Produce an exact copy of the lines below that run from the line containing "Convert this chart to Altair code." to the line containing "0.99, 0.997, 1.0]", inclusive; any picture is omitted.

**Supplied data**
━━━━━━━━━━━━━━━━━━━━

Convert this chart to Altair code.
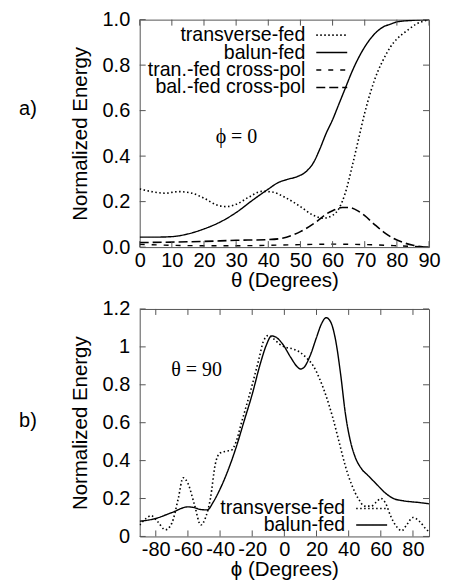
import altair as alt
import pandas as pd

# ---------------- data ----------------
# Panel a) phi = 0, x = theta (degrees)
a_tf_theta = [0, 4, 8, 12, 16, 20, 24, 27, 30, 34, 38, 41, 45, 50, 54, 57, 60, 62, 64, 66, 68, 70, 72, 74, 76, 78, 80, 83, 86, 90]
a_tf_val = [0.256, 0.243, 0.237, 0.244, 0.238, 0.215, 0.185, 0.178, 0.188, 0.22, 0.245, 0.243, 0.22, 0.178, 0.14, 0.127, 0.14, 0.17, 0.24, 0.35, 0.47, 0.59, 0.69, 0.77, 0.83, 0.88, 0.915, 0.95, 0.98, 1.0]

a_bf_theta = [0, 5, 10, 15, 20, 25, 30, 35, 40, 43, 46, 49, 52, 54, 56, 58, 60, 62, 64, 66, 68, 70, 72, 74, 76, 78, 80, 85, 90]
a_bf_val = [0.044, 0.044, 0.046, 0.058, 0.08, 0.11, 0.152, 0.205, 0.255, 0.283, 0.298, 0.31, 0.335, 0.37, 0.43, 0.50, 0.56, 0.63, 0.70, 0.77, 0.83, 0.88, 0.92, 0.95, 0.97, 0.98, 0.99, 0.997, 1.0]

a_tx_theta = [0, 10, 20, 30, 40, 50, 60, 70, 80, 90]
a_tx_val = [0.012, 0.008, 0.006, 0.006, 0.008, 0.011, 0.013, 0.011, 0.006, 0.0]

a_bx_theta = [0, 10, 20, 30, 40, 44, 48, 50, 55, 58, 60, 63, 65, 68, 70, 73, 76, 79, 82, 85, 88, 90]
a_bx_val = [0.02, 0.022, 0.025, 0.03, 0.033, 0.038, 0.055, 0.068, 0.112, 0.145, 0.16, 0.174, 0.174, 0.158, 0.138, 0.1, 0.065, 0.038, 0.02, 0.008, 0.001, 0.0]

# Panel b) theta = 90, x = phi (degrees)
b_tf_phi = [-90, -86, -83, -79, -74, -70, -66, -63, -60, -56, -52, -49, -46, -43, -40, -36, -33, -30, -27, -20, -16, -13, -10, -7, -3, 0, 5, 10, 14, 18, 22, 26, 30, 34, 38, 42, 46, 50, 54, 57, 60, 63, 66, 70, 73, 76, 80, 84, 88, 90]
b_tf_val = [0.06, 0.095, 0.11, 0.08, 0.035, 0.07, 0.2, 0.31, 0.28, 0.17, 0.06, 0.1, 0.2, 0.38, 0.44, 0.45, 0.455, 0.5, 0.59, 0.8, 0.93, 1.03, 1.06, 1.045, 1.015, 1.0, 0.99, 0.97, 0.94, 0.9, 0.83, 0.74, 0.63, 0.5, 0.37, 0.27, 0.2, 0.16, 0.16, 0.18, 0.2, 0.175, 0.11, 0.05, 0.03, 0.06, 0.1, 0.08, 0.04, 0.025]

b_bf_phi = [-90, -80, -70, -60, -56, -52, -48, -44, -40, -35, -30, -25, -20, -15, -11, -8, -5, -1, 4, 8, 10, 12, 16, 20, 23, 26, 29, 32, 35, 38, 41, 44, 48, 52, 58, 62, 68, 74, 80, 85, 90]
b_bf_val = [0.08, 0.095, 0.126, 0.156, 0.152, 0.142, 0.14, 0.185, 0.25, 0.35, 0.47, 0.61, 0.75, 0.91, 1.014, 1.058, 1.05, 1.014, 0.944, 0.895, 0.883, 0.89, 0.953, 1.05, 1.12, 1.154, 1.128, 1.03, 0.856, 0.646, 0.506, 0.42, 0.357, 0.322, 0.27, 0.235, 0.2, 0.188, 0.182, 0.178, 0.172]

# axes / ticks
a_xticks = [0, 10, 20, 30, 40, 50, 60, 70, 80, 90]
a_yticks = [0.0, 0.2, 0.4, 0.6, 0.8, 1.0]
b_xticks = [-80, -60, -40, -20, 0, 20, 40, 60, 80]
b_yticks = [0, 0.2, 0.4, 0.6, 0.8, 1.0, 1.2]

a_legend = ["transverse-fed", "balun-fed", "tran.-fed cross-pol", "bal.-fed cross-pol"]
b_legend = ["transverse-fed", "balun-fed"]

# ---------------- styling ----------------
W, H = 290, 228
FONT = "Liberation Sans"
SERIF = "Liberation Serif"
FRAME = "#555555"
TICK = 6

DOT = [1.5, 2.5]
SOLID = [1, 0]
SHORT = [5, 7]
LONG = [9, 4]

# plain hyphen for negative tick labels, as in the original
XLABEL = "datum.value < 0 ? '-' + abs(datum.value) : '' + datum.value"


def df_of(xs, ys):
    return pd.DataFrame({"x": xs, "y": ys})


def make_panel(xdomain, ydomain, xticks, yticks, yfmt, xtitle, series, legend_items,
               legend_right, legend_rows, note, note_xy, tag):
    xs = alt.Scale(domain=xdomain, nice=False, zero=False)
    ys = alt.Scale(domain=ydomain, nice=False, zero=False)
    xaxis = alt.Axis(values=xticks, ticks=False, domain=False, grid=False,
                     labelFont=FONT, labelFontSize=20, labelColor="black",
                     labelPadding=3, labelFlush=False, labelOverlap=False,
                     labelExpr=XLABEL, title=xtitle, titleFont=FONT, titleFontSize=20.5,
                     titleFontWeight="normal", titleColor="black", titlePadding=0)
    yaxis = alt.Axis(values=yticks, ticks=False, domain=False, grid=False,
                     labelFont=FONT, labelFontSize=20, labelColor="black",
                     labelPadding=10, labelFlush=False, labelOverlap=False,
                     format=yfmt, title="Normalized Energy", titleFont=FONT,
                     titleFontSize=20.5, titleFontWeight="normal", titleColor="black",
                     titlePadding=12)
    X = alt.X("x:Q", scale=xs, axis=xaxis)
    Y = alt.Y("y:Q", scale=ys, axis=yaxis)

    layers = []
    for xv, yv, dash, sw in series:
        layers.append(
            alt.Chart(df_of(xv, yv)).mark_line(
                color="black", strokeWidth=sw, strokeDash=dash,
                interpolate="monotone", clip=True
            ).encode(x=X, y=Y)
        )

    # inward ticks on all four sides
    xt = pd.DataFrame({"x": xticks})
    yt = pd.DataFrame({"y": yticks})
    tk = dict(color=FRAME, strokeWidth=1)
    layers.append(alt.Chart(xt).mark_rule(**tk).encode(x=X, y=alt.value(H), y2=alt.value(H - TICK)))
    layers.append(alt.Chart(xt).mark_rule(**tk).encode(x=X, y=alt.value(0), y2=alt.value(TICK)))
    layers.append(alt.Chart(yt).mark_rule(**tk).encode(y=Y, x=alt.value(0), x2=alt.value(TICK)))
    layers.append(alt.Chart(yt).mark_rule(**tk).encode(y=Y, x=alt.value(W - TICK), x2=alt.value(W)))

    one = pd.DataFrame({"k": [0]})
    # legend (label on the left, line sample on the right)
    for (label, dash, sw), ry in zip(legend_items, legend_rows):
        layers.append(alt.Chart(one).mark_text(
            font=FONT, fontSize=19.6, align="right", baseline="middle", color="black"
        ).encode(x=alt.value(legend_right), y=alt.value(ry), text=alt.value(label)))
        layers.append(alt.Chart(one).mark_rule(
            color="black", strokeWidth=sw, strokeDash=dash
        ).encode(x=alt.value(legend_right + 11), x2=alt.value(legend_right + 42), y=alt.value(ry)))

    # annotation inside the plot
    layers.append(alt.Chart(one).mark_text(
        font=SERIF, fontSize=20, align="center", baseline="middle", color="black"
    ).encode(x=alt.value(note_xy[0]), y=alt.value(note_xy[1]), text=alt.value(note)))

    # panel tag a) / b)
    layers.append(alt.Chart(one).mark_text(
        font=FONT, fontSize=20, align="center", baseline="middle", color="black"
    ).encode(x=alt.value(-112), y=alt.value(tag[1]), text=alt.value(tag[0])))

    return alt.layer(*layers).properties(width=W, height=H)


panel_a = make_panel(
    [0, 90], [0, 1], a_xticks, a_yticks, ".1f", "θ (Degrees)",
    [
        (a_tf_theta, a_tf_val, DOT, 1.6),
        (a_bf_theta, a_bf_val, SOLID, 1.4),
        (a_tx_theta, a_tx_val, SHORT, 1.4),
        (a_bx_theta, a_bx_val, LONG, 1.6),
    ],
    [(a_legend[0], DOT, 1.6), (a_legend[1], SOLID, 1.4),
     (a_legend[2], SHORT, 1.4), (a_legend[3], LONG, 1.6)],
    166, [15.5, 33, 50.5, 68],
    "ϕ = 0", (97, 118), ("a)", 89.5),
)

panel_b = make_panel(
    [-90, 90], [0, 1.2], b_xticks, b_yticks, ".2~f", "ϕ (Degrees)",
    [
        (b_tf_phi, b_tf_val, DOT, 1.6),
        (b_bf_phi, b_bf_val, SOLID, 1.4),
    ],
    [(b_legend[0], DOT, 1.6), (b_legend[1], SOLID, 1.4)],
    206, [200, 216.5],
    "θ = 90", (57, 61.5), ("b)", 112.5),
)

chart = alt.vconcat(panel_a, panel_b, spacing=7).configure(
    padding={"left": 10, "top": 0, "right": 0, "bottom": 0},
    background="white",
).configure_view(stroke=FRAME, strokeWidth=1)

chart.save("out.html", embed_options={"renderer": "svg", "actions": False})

━━━━━━━━━━━━━━━━━━━━

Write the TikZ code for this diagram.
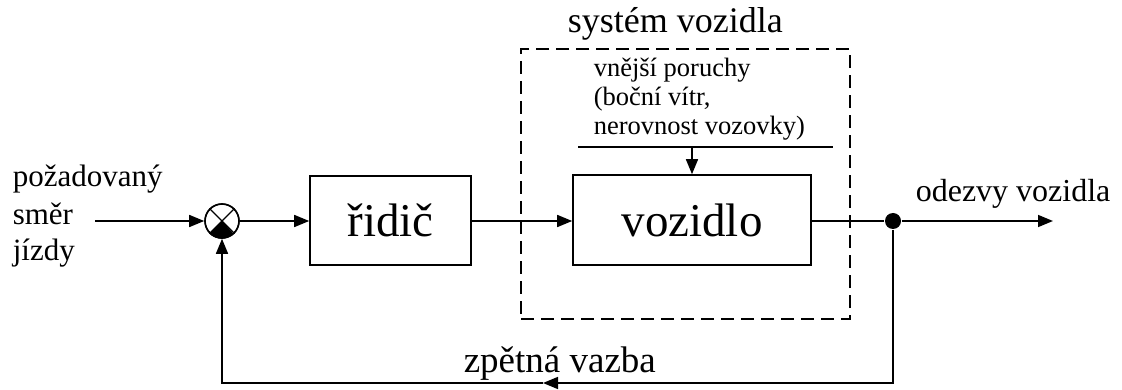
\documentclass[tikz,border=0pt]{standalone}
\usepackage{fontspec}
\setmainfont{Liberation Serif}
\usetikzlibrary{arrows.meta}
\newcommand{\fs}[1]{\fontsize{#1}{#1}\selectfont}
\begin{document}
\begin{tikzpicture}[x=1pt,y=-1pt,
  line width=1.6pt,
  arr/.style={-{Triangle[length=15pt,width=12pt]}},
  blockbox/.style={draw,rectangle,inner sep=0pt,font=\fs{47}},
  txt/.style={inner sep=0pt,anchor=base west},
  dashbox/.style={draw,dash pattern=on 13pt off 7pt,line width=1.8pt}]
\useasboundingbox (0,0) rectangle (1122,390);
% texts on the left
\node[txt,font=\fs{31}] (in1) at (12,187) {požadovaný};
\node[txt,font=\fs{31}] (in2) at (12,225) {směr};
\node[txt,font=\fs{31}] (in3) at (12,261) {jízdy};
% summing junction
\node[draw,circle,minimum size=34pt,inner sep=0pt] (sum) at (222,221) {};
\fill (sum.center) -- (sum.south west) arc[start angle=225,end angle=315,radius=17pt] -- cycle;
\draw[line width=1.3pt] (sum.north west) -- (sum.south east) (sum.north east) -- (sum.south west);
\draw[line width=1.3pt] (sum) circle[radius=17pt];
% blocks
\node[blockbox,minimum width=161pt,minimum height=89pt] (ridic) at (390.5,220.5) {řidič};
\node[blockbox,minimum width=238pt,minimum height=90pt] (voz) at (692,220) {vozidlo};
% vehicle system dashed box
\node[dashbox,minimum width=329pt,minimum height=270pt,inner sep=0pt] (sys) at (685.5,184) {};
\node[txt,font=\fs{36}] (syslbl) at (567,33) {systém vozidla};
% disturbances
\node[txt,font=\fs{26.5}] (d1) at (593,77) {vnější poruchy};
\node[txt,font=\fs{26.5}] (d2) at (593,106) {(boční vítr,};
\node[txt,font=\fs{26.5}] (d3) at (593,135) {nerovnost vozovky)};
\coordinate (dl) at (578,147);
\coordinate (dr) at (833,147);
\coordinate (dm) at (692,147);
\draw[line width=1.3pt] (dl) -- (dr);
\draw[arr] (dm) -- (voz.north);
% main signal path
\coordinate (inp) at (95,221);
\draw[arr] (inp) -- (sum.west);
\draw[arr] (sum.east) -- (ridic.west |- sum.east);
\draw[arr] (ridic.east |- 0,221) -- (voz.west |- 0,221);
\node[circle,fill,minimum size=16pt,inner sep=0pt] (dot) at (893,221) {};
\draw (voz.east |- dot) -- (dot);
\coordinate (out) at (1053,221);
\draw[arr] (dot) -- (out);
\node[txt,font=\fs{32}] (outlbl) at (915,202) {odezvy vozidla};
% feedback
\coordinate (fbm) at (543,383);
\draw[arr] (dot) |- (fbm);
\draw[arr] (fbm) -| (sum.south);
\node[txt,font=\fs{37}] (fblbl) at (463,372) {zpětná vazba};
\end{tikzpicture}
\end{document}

━━━━━━━━━━━━━━━━━━━━

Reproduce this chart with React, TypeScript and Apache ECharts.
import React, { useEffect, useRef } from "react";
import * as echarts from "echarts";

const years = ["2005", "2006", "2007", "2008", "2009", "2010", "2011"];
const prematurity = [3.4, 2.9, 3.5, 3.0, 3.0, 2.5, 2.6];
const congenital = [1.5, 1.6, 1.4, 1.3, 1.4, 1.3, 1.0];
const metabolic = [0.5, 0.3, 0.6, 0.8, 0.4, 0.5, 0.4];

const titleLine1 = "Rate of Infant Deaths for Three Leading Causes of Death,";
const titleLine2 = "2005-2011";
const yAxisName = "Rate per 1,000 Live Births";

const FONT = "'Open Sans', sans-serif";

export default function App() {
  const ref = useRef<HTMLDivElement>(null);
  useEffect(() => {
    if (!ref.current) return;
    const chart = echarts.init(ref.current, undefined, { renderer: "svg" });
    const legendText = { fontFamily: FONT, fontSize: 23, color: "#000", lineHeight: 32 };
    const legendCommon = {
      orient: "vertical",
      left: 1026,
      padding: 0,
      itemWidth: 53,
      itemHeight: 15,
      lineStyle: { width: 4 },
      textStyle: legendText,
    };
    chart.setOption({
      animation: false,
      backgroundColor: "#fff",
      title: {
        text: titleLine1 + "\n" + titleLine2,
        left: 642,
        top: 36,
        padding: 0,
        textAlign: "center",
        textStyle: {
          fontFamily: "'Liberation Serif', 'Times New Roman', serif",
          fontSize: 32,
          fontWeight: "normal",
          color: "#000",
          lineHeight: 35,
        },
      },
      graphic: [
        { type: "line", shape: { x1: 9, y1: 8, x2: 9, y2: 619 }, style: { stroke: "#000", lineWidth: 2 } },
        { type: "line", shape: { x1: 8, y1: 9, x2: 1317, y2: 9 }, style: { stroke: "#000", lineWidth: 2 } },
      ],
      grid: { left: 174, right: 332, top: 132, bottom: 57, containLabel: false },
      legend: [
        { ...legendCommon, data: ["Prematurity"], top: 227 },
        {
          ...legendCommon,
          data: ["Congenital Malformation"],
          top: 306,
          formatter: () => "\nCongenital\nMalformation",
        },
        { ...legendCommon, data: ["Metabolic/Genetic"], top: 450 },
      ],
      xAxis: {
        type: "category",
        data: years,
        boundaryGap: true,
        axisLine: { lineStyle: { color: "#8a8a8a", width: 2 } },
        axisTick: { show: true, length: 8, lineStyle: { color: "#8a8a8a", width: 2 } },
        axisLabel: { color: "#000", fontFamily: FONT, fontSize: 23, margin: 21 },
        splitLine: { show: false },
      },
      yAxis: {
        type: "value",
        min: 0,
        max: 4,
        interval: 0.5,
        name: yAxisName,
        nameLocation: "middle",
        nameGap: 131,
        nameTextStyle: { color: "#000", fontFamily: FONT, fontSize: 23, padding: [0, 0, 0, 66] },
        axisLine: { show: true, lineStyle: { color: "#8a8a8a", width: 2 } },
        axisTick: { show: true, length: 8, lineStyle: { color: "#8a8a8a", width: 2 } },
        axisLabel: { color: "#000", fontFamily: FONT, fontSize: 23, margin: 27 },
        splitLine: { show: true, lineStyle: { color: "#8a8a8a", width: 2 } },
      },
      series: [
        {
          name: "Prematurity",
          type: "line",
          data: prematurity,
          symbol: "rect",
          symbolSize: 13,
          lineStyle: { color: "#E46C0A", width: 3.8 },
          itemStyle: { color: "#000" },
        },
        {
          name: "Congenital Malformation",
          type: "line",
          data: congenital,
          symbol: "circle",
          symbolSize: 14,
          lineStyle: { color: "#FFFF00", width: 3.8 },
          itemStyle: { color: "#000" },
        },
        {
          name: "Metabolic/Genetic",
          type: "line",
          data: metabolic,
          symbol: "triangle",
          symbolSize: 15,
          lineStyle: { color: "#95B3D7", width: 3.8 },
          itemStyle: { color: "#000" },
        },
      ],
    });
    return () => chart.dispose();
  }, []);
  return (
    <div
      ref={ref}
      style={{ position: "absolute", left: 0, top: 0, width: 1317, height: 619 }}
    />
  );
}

━━━━━━━━━━━━━━━━━━━━

**Solution**
Convert this chart to Altair code.
import altair as alt
import pandas as pd

# ---------------- data ----------------
# Panel a) phi = 0, x = theta (degrees)
a_tf_theta = [0, 4, 8, 12, 16, 20, 24, 27, 30, 34, 38, 41, 45, 50, 54, 57, 60, 62, 64, 66, 68, 70, 72, 74, 76, 78, 80, 83, 86, 90]
a_tf_val = [0.256, 0.243, 0.237, 0.244, 0.238, 0.215, 0.185, 0.178, 0.188, 0.22, 0.245, 0.243, 0.22, 0.178, 0.14, 0.127, 0.14, 0.17, 0.24, 0.35, 0.47, 0.59, 0.69, 0.77, 0.83, 0.88, 0.915, 0.95, 0.98, 1.0]

a_bf_theta = [0, 5, 10, 15, 20, 25, 30, 35, 40, 43, 46, 49, 52, 54, 56, 58, 60, 62, 64, 66, 68, 70, 72, 74, 76, 78, 80, 85, 90]
a_bf_val = [0.044, 0.044, 0.046, 0.058, 0.08, 0.11, 0.152, 0.205, 0.255, 0.283, 0.298, 0.31, 0.335, 0.37, 0.43, 0.50, 0.56, 0.63, 0.70, 0.77, 0.83, 0.88, 0.92, 0.95, 0.97, 0.98, 0.99, 0.997, 1.0]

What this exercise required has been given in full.